FBI to search residence of Unabomber suspect

By The Associated Press
Arizona Daily Wildcat
April 4, 1996

WASHINGTON - Federal agents have been following a former professor turned in by his family as a possible suspect in the Unabomber killings, and they prepared yesterday to search his Montana home, federal law enforcement officials said.

The man under suspicion was described as a Harvard graduate and a former professor at the University of California at Berkeley, according to one federal official, who requested anonymity.

A second federal law enforcement official said the man has been under surveillance for ''a short period of time.'' The search was set to take place at the man's home in Lincoln, Mont., the second official said.

''We like the looks of this guy as the Unabomber, but we don't have make or break evidence yet,'' the first official said. ''We have some writings that match up, but we don't have his tools yet. We want the irrefutable motherload of evidence.''

Members of the man's family found some old writings of his while cleaning out a place where he once lived, and the writings raised their suspicions, this official said. They approached an attorney in Washington, who called the FBI, to alert the bureau. Federal agents later got consent to search the former residence, this official said.

The FBI has spread copies of the Unabomber's writings throughout the academic community in hopes of finding someone who recognizes the work.

Last September, the New York Times and the Washington Post published, in the Post, his 35,000-word treatise on the inhumanity of industrial society after he promised to stop planting bombs that kill people.
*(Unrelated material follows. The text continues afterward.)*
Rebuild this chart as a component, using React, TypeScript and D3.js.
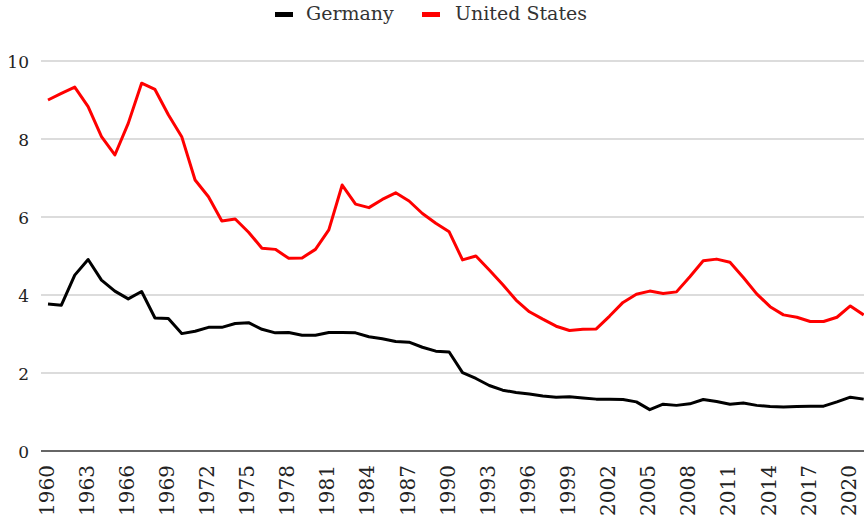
import React from "react";
import * as d3 from "d3";

const years: number[] = d3.range(1960, 2022);
const germany: number[] = [
  3.77, 3.74, 4.51, 4.91, 4.38, 4.1, 3.9, 4.09, 3.41, 3.4,
  3.01, 3.07, 3.17, 3.17, 3.27, 3.29, 3.12, 3.03, 3.04, 2.97,
  2.97, 3.04, 3.04, 3.03, 2.93, 2.88, 2.81, 2.79, 2.66, 2.56,
  2.54, 2.01, 1.86, 1.68, 1.56, 1.5, 1.46, 1.41, 1.38, 1.39,
  1.36, 1.33, 1.33, 1.32, 1.26, 1.06, 1.2, 1.17, 1.21, 1.32,
  1.27, 1.2, 1.23, 1.17, 1.14, 1.13, 1.14, 1.15, 1.15, 1.26,
  1.38, 1.33,
];
const unitedStates: number[] = [
  9.0, 9.17, 9.33, 8.83, 8.06, 7.59, 8.4, 9.43, 9.27, 8.62,
  8.06, 6.95, 6.52, 5.9, 5.95, 5.61, 5.2, 5.17, 4.94, 4.95,
  5.17, 5.67, 6.82, 6.33, 6.24, 6.45, 6.62, 6.41, 6.09, 5.84,
  5.62, 4.9, 5.0, 4.64, 4.27, 3.87, 3.57, 3.38, 3.2, 3.09,
  3.12, 3.13, 3.46, 3.81, 4.02, 4.1, 4.04, 4.08, 4.47, 4.88,
  4.92, 4.84, 4.45, 4.03, 3.7, 3.49, 3.43, 3.32, 3.32, 3.43,
  3.72, 3.49,
];
const yTicks: number[] = [0, 2, 4, 6, 8, 10];
const xTickYears: number[] = years.filter((y) => (y - 1960) % 3 === 0);
const seriesNames: string[] = ["Germany", "United States"];
const seriesColors: string[] = ["#000000", "#ff0000"];

const W = 864;
const H = 524;
const FONT = "'DejaVu Serif', serif";

export default function App() {
  const x = d3.scalePoint<number>().domain(years).range([48, 863.7]);
  const y = d3.scaleLinear().domain([0, 10]).range([451, 61]);
  const gridLeft = 41;

  const line = d3
    .line<number>()
    .x((_, i) => x(years[i]) as number)
    .y((d) => y(d));

  const series = [germany, unitedStates];

  return (
    <svg
      width={W}
      height={H}
      style={{ position: "absolute", left: 0, top: 0, background: "#fff" }}
    >
      {yTicks.map((t) => (
        <line
          key={t}
          x1={gridLeft}
          x2={W}
          y1={y(t)}
          y2={y(t)}
          stroke={t === 0 ? "#333" : "#d0d0d0"}
          strokeWidth={1.5}
        />
      ))}
      {yTicks.map((t) => (
        <text
          key={"yl" + t}
          x={29}
          y={y(t) + 2}
          textAnchor="end"
          dominantBaseline="middle"
          fontFamily={FONT}
          fontSize={17}
          fill="#222"
        >
          {t}
        </text>
      ))}
      {xTickYears.map((yr) => (
        <text
          key={"xl" + yr}
          transform={`translate(${x(yr)},${465}) rotate(-90)`}
          textAnchor="end"
          dominantBaseline="middle"
          fontFamily={FONT}
          fontSize={20}
          fill="#222"
        >
          {yr}
        </text>
      ))}
      {series.map((s, i) => (
        <path
          key={seriesNames[i]}
          d={line(s) || ""}
          fill="none"
          stroke={seriesColors[i]}
          strokeWidth={3}
          strokeLinejoin="round"
        />
      ))}
      <g>
        <rect x={275} y={12} width={18} height={5} fill={seriesColors[0]} />
        <text
          x={306}
          y={15}
          dominantBaseline="middle"
          fontFamily={FONT}
          fontSize={19}
          fill="#333"
        >
          {seriesNames[0]}
        </text>
        <rect x={422} y={12} width={18} height={5} fill={seriesColors[1]} />
        <text
          x={455}
          y={15}
          dominantBaseline="middle"
          fontFamily={FONT}
          fontSize={19}
          fill="#333"
        >
          {seriesNames[1]}
        </text>
      </g>
    </svg>
  );
}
The attention of investigators was drawn to him after his family approached federal officials with their own suspicions about his role in the Unabomber's 17-year bombing spree, one official said.

The Montana Justice Department said a closure order, signed by an FBI agent, had been issued for airspace within five-mile radius of Lincoln, Mont.
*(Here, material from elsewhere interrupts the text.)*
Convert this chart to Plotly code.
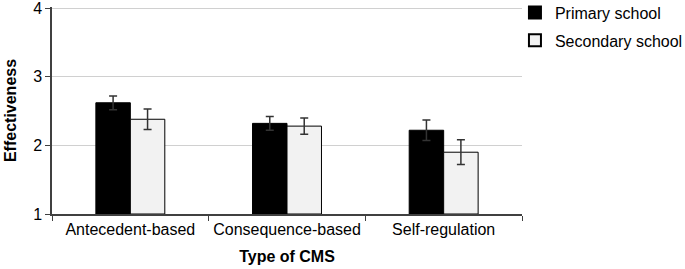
import plotly.graph_objects as go

categories = ["Antecedent-based", "Consequence-based", "Self-regulation"]
primary = [2.62, 2.32, 2.22]
primary_err = [0.10, 0.10, 0.15]
secondary = [2.38, 2.28, 1.90]
secondary_err = [0.15, 0.12, 0.18]
series_names = ["Primary school", "Secondary school"]

fig = go.Figure()
fig.add_trace(go.Bar(
    x=categories, y=[v - 1 for v in primary], base=1, name=series_names[0],
    legendgroup="a",
    marker=dict(color="#000000", line=dict(color="#000000", width=1)),
    error_y=dict(type="data", array=primary_err, color="#333333", thickness=1.5, width=4),
))
fig.add_trace(go.Bar(
    x=categories, y=[v - 1 for v in secondary], base=1, name=series_names[1],
    legendgroup="b",
    marker=dict(color="#f2f2f2", line=dict(color="#000000", width=1)),
    error_y=dict(type="data", array=secondary_err, color="#333333", thickness=1.5, width=4),
))

fig.update_layout(
    width=685, height=269,
    margin=dict(l=52, r=163, t=7, b=55, autoexpand=False),
    paper_bgcolor="white", plot_bgcolor="white",
    barmode="group", bargap=0.56, bargroupgap=0,
    font=dict(family="Liberation Sans, Arial", color="#000000"),
    legend=dict(x=0.985, y=1.055, xanchor="left", yanchor="top",
                font=dict(size=16), itemsizing="constant", tracegroupgap=4,
                traceorder="grouped", bgcolor="rgba(0,0,0,0)"),
    showlegend=True,
)
fig.update_xaxes(
    type="category", tickson="boundaries", ticks="outside", ticklen=5,
    tickcolor="#404040", showline=True, linecolor="#404040", linewidth=1.5,
    tickfont=dict(size=16), tickangle=0, showgrid=False, automargin=False,
    title=dict(text="<b>Type of CMS</b>", font=dict(size=16), standoff=14),
)
fig.update_yaxes(
    range=[1, 4.015], tickvals=[1, 2, 3, 4], ticks="outside", ticklen=5, tickcolor="#404040",
    showline=True, linecolor="#404040", linewidth=1.5,
    showgrid=True, gridcolor="#d0d0d0", gridwidth=1.2,
    tickfont=dict(size=16), zeroline=False, automargin=False,
    ticklabeloverflow="allow",
    title=dict(text="<b>Effectiveness</b>", font=dict(size=16), standoff=13),
)

fig.write_html("out.html", config={"displayModeBar": False},
               post_script="document.body.style.margin='0';")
CBS News said the initial report about the man came earlier this year from an attorney who approached the FBI on behalf of a man who suspected that the Unabomber might be his brother.
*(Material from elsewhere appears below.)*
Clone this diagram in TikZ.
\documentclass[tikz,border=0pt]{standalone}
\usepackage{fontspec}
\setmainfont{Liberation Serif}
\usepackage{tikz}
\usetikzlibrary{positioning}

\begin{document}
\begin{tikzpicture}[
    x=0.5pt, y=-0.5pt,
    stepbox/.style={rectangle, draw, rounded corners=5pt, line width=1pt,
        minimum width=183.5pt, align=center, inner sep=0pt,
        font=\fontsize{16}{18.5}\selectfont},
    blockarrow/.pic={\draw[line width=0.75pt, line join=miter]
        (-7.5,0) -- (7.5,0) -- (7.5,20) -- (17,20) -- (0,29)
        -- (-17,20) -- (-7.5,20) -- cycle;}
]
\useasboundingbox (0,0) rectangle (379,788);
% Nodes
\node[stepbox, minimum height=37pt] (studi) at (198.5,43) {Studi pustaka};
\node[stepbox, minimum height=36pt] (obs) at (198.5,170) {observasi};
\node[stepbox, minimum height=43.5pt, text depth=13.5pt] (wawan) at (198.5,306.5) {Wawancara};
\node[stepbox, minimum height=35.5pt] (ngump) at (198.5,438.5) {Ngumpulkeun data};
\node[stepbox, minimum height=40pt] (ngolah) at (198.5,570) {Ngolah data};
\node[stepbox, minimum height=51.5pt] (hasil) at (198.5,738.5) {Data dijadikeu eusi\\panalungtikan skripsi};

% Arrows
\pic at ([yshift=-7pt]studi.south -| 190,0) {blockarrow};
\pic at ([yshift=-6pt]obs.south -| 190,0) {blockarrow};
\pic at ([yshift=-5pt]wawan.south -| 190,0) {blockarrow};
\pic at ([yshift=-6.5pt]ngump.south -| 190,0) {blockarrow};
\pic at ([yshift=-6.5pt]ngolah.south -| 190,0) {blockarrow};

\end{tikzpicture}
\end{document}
FBI has been hunting the Unabomber since 1978.

The first Unabomber incident occurred at Northwestern University outside Chicago in 1978. Three people have died and 23 more were injured in 15 subsequent Unabomber attacks; the most recent was April 25, 1995, when a timber industry executive was killed.

For three years, a San Francisco-based task force of two dozen agents from the FBI, Treasury Department and Post Office has pored over travel records, tips, interviews, lab results and case records searching for clues.